A Systematic Approach for Multi-objective Double-side Clock Tree Synthesis
Xun Jiang, Haoran Lu, Yuxuan Zhao, Jiarui Wang, Zizheng Guo, Heng Wu, Bei Yu, Sung Kyu Lim, Runsheng Wang, Ru Huang, Yibo Lin
TL;DR
This paper tackles the challenge of systematic double-side clock tree synthesis (CTS) by leveraging back-side metal layers and nTSVs. It introduces a unified framework that combines hierarchical clock routing, concurrent insertion of buffers and nTSVs, skew refinement, and a design-space exploration flow based on multi-objective optimization. The approach yields substantial performance gains over state-of-the-art baselines in latency, skew, wirelength, and resource usage, while also offering significant runtime speed-ups. The work lays the groundwork for broader adoption of back-side CTS and points to future integration with placement and routing for a full-flow optimization.
Abstract
As the scaling of semiconductor devices nears its limits, utilizing the back-side space of silicon has emerged as a new trend for future integrated circuits. With intense interest, several works have hacked existing backend tools to explore the potential of synthesizing double-side clock trees via nano Through-Silicon-Vias (nTSVs).
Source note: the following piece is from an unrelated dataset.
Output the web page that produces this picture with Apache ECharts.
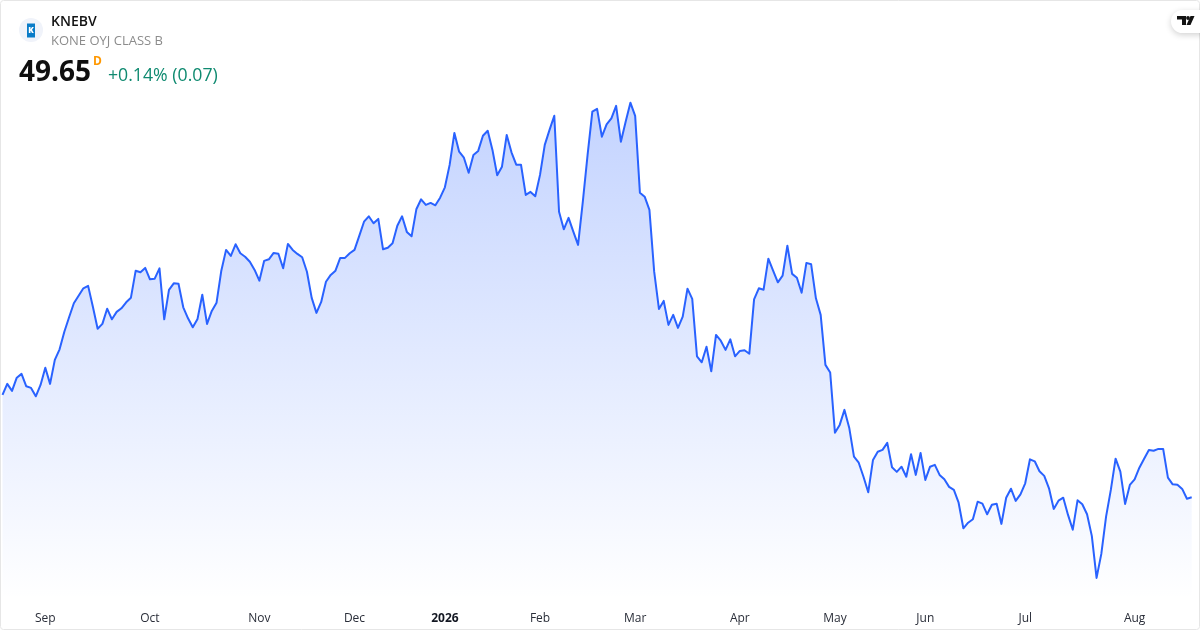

However, these works lack a systematic perspective on design resource allocation and multi-objective optimization. We propose a systematic approach to design clock trees with double-side metal layers, including hierarchical clock routing, concurrent buffers and nTSVs insertion, and skew refinement. Compared with the state-of-the-art (SOTA) methods, the widely-used open-source tool, our algorithm outperforms them in latency, skew, wirelength, and the number of buffers and nTSVs.